Sunday, March 14, 2010

Rose-colored music

Today was Laetare Sunday which is kind of a break in Lent. The priest gets to wear rose-colored vestments as the Pope is seen doing in that picture. The Mass today had the words "Laudate Dominum." It comes from an old Hebrew psalm. Many of the most beautiful prayers from the Mass come from psalms.

That makes me think of the Mozart "Laudate Dominum." It is one long and sustained aria and he throws in this Mahler harmony that I find thrilling. There is this video with pictures and a translation. In the video the harmony that gives me a buzz comes at 2:53.

A phrase I love is "in saecula saeculorum." It means "World without end." You hear it all the time at Mass. The priest is always wrapping up prayers by saying, "In saecula saeculorum." And then you say, "Amen."

I love that phrase but for the life of me, even having taken three years of Latin, I do not know how it works out into meaning "world without end." That is something to ponder while listening to "Laudate Dominum."

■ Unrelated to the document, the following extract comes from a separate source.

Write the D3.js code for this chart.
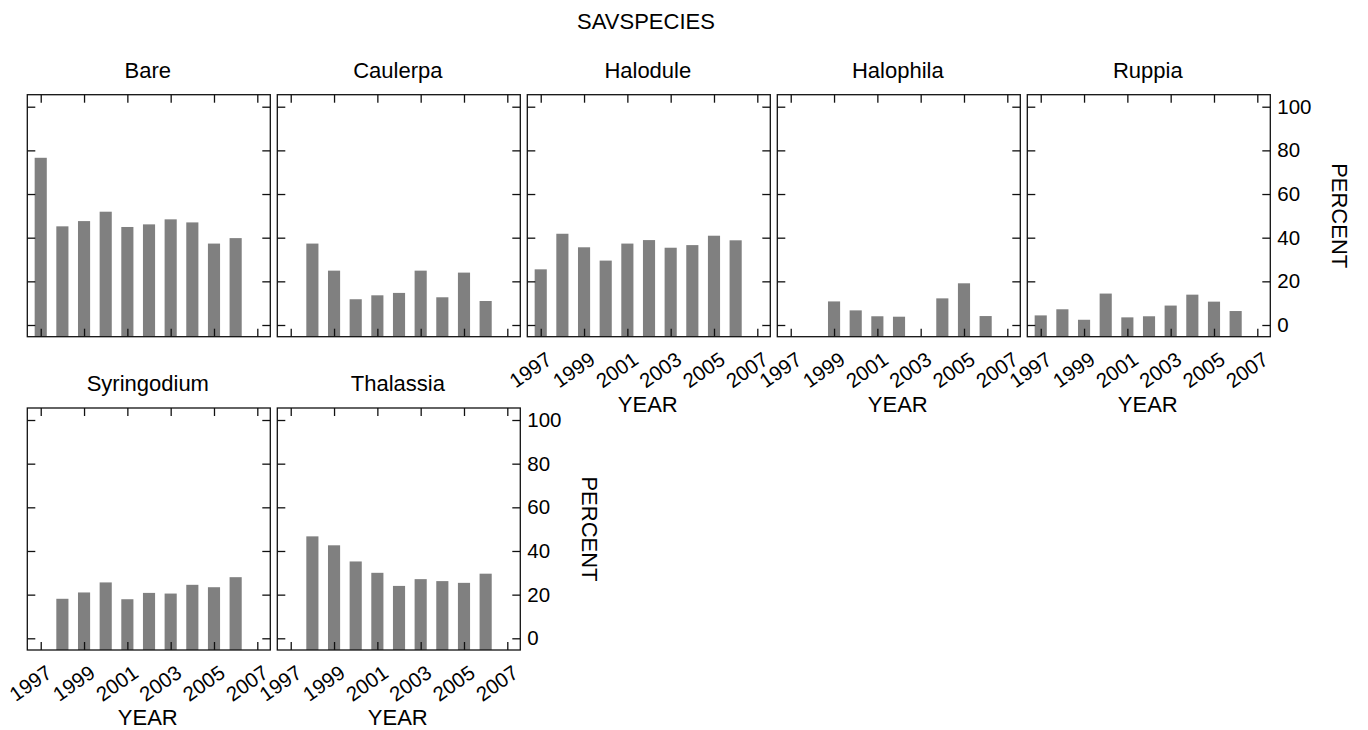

You never quite shake the recording you grew up with. The "Laudate Dominum" I grew up with was on Nonesuch with Teresa Stich-Randall. I have never heard of Cristina Piccardi, the singer in the video I just linked to, but I like her. Even though the tempo is a bit brisk for me. I know, fussy, fussy, fussy!

Here is Joshua Bell playing it on the violin.


  1. I sent you an email link about "In saecula saeculorum".

  2. Mary, Mary--Saecula=ages, eons; Saeculorum=of ages or eons. So "per omnia saecula saeculorum" is "through eons of eons." Think "month of Sundays" kind of thing. Hugs.

  3. Prof. G and Anonymous, I would never have figured this out on my own. I was kind of on track .. I was thinking "time of times..." but I had not thought of "eons." Anyway, Deo gratias! And gratias to both of you too.